84. I do not think that the discriminatory provisions are severable from the real of the Regulation, Indeed it is doubtful whether the Military Governor would have promulgated the Regulation in the truncated form if these provisions are taken out. For us to do so would be to assume the power to legislate and to frame a new Regulation in place of the one promulgated by the Military Governor. Having regard to the scheme and objects underlying the Regulation, a severance of the discriminatory provisions would affect the integrity of the Regulation itself. The object of expediting the trial will be defeated if the discriminatory provisions are eliminated. The Regulation stands as a whole and falls if those provisions are eliminated. In “Attorney-General for Alberta vs. Attorrney-General for Canada, (1947) A. C. 503 (g)” the Privy Council had to deal with two parts of the Act of the Alberta Bill of Rights Act 1946, Part I of which declared certain existing rights of Alberta citizenship described therein and Part II provided a method of making effective the provisions of Part I by conferring certain powers on the province. It was held that Part II was ultra vires being beyond the powers of the provincial legislature to enact; that Part I of the Act was not severable, that the whole Act hung together and therefore the whole was invalid.

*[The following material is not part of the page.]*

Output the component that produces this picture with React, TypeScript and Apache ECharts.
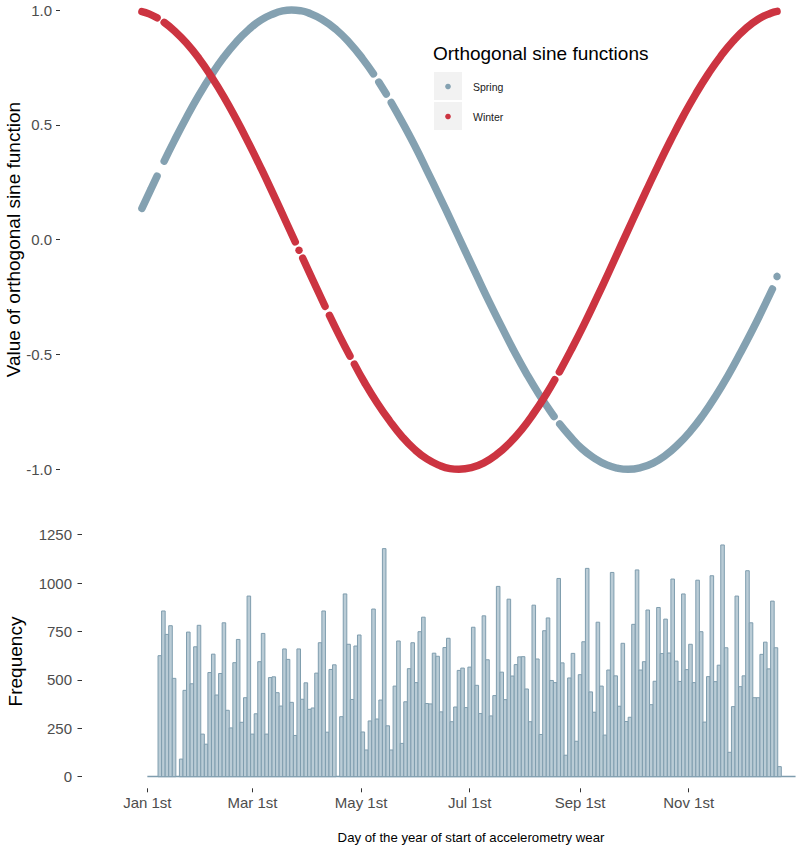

85. I hold that the trial held under the Regulation is void under Art. 13, read with Arts. 14 and 21 of the Constitution and the conviction and sentence of the petitioner should be set aside. Following the view taken in Lachmandas’s case (supra) I direct that the petitioner shall be tried according to law.

86. This order will govern Petition No. 368 relating to the other petitioners.

87. By the Court. – As the Constitutional issues raised in the petitions have also been noised in the appeals preferred by the petitioners they have been dealt with in the appeals by consent of parties, and the petitions are dismissed. The constitutional points in the appeals having been decided against the ‘appellants by the majority the appeals will be heard on other points when the appeals are ready for hearing.